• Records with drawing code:
==========
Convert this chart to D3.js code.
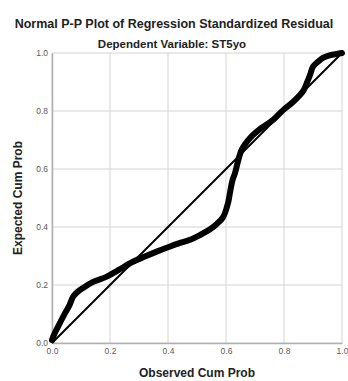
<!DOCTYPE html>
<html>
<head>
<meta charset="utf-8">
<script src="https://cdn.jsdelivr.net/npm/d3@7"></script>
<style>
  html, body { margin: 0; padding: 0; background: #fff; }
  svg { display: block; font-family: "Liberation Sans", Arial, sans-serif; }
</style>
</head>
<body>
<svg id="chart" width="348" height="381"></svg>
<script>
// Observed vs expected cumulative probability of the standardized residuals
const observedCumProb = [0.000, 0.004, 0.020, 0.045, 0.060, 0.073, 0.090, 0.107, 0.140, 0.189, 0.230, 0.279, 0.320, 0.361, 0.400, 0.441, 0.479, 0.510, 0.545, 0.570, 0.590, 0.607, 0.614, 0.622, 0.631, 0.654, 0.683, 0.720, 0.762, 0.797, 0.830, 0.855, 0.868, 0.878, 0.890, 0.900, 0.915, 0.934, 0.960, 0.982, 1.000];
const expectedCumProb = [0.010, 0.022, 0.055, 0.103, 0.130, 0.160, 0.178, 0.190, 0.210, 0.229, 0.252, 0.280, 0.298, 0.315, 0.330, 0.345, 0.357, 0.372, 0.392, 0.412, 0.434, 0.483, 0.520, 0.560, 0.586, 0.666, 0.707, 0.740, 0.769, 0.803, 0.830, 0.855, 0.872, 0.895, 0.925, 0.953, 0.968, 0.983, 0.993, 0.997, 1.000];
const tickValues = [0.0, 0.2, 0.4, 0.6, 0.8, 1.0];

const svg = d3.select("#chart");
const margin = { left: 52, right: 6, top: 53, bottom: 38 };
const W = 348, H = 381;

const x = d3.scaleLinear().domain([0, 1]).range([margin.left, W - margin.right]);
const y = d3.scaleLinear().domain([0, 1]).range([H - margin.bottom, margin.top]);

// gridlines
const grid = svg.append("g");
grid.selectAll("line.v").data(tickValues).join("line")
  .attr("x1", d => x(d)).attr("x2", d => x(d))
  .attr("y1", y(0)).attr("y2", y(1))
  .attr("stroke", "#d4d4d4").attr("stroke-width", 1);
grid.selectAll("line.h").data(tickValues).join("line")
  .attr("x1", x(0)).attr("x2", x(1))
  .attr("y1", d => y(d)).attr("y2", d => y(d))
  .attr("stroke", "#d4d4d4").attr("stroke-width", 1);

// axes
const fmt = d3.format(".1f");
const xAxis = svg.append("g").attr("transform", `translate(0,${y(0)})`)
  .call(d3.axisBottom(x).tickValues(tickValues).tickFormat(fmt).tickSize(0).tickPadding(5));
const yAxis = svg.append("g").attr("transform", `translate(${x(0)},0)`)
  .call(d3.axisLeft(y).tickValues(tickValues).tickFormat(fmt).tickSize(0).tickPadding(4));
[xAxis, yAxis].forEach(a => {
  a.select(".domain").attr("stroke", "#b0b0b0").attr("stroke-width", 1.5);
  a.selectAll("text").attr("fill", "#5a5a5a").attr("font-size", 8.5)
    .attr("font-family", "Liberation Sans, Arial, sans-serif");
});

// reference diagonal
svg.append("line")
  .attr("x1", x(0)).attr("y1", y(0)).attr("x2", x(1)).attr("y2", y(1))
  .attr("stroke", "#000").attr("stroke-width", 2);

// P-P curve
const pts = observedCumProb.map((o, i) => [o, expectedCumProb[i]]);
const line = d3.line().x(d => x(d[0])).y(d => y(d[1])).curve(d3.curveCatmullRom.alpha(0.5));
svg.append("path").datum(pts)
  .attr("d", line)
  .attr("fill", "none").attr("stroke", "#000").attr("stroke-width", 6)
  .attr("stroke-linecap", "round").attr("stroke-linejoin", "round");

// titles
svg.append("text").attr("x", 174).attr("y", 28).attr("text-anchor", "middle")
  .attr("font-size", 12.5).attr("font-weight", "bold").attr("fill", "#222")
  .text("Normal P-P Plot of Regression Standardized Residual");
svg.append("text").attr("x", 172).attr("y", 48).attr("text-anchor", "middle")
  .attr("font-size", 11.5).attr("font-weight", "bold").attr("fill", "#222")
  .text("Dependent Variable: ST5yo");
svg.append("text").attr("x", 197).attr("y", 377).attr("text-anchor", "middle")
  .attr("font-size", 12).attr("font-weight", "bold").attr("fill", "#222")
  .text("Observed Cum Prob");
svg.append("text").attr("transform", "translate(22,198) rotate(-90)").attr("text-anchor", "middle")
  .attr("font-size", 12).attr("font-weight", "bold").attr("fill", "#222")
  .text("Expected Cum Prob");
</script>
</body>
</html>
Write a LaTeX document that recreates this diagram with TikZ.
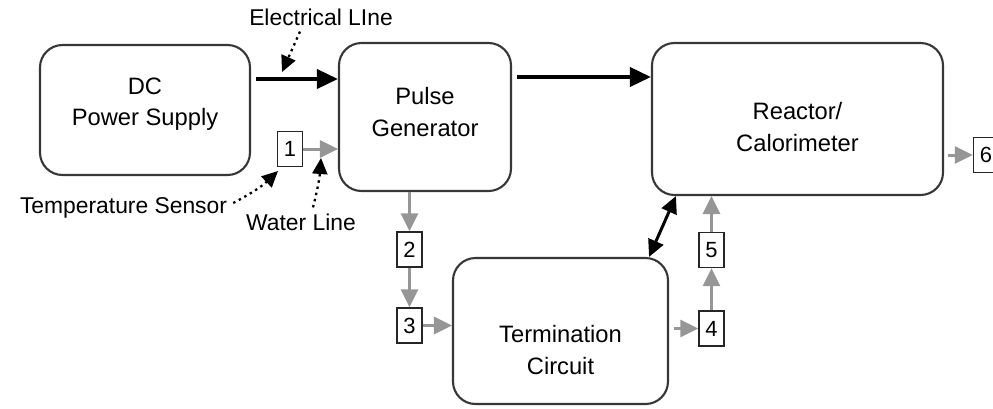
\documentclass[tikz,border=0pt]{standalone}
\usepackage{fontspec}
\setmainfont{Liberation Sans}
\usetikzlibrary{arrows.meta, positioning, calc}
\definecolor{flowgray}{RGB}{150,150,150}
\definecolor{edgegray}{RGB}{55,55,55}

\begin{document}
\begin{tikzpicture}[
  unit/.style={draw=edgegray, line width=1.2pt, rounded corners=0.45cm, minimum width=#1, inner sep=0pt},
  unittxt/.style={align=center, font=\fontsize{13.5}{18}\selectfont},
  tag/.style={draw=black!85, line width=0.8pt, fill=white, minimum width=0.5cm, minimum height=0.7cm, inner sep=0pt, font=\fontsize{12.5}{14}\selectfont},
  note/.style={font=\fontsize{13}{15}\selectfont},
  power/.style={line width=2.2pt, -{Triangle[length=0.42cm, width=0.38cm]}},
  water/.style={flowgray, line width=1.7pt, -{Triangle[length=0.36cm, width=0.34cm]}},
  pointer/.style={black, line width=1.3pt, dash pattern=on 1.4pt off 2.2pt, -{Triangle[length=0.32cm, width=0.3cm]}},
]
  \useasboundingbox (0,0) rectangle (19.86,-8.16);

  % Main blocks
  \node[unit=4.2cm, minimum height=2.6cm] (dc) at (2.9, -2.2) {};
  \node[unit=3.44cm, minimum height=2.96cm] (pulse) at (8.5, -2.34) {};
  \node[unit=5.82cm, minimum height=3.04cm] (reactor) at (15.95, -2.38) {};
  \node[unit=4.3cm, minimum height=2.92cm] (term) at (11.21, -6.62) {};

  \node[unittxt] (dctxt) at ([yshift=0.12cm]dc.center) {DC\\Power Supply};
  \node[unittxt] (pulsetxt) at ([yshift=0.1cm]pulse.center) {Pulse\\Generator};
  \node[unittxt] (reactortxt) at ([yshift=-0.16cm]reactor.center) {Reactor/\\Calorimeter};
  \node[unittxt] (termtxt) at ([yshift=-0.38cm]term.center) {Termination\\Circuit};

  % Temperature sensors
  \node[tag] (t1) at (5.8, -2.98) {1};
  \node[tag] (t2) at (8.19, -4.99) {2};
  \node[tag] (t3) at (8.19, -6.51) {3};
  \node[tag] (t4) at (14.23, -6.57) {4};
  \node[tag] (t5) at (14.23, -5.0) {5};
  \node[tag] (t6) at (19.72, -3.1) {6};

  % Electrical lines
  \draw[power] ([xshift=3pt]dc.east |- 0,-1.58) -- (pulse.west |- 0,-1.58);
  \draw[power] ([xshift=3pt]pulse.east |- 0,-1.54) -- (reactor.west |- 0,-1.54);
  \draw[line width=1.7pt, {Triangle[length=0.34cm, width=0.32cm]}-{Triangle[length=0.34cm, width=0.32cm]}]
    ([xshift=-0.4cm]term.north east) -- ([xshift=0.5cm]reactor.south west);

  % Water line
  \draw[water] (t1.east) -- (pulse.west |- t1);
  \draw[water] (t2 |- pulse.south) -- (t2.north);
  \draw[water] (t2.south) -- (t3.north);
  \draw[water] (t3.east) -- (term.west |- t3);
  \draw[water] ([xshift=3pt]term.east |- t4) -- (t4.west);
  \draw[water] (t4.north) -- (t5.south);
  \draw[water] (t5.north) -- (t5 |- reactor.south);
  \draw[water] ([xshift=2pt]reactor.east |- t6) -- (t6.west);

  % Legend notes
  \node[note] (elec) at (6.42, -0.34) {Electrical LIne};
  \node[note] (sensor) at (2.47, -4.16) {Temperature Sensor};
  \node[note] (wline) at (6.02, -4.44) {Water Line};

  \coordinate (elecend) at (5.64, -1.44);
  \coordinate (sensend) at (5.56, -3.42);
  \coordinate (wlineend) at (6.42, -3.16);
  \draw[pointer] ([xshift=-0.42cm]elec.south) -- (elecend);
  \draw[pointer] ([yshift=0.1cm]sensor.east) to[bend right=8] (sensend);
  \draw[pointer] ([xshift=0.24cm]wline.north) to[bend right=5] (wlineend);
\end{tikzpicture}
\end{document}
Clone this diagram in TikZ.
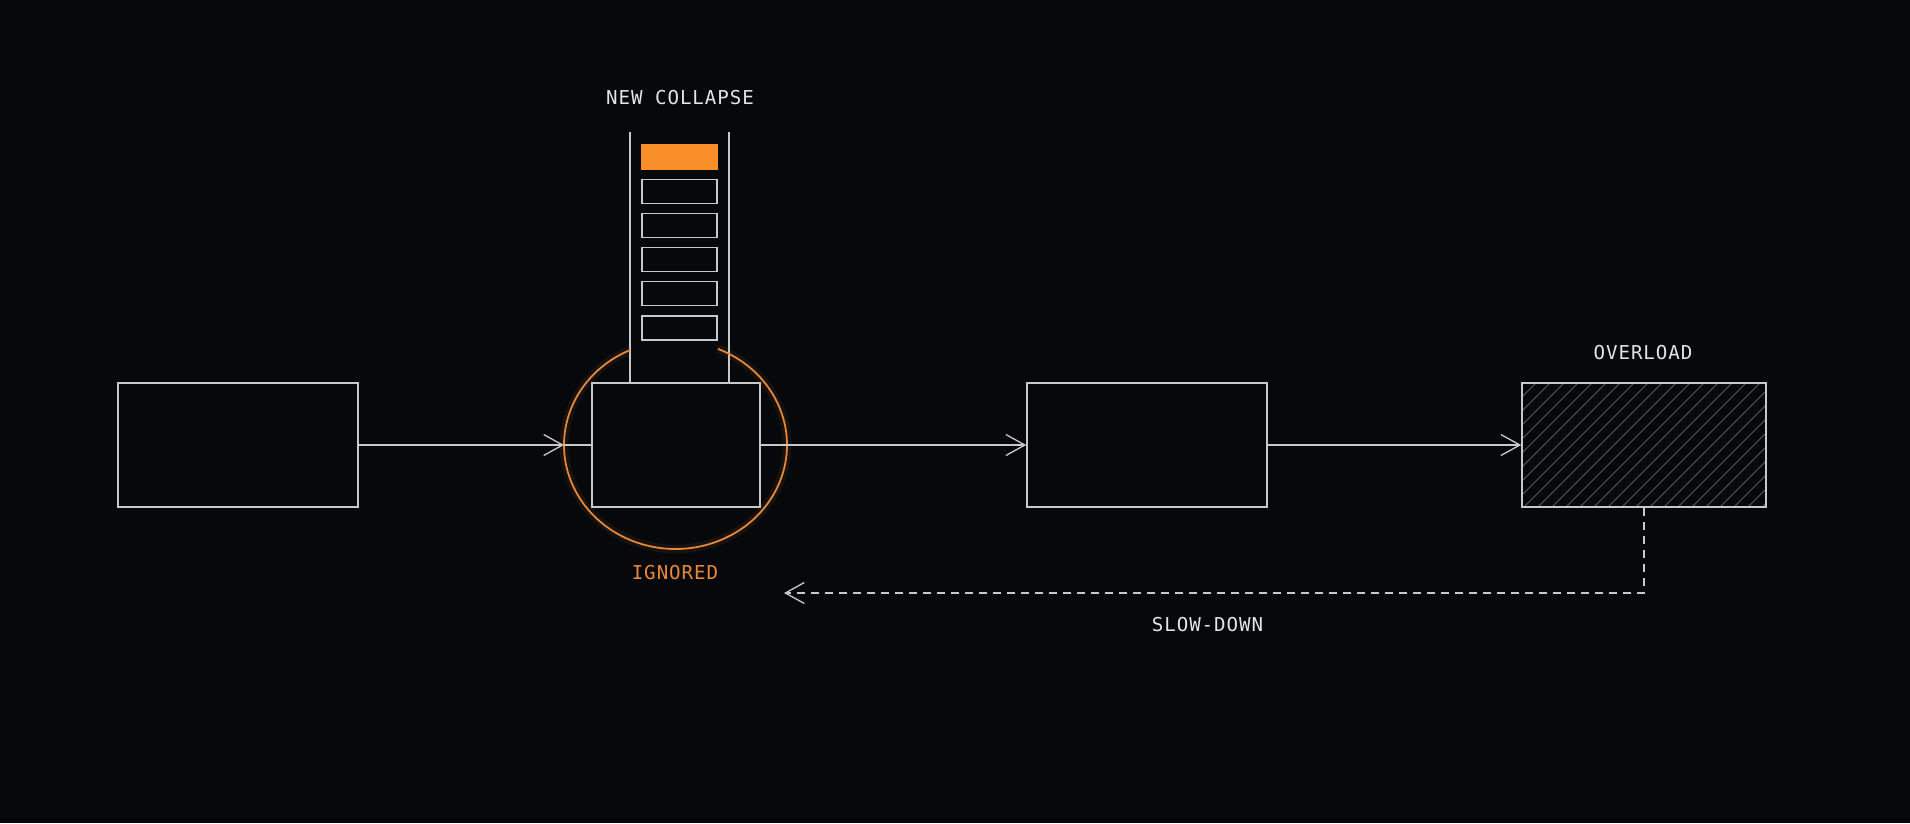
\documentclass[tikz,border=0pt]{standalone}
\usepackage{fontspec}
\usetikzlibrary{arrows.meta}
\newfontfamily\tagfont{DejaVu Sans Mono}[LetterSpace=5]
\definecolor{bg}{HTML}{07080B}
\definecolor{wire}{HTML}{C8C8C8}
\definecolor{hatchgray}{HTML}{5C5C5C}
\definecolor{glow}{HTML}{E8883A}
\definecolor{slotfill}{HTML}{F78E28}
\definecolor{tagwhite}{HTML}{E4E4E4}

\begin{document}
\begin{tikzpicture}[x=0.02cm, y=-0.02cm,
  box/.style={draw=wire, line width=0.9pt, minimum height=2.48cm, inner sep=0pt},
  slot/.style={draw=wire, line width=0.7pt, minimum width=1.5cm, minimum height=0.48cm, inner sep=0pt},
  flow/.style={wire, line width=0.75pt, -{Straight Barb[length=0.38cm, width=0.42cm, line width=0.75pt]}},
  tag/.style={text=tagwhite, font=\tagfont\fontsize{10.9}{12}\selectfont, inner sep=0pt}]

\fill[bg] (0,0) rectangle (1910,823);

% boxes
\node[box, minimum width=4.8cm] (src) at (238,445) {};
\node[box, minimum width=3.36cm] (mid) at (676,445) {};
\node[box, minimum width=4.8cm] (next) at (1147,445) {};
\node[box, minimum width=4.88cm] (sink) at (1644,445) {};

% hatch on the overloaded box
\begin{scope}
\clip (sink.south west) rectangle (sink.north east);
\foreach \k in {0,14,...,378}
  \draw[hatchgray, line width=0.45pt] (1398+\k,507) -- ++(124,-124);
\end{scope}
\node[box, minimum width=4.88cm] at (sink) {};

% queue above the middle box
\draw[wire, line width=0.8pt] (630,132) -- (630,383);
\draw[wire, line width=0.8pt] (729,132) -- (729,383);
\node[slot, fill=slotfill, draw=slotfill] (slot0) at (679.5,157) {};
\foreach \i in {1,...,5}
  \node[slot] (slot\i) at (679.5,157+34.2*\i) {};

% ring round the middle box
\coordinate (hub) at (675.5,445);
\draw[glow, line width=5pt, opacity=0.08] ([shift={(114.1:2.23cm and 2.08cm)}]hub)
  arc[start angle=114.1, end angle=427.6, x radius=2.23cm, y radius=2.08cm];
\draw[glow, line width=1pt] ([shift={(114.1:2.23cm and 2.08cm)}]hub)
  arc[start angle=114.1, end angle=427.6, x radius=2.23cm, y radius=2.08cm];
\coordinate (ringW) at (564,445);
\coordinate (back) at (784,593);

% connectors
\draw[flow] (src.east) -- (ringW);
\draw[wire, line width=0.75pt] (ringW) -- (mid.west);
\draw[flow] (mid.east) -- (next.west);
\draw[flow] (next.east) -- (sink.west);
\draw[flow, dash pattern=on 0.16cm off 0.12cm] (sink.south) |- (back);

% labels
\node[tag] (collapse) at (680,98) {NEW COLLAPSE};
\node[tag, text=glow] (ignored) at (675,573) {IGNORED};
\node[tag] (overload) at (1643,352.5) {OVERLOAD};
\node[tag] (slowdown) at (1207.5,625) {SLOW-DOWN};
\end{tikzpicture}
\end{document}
==========
• TASK BRIEF: In the entries above, identify each line that includes the string "chart", then copy it.

• RESULT OF THE TASK:
Convert this chart to D3.js code.
<svg id="chart" width="348" height="381"></svg>
const svg = d3.select("#chart");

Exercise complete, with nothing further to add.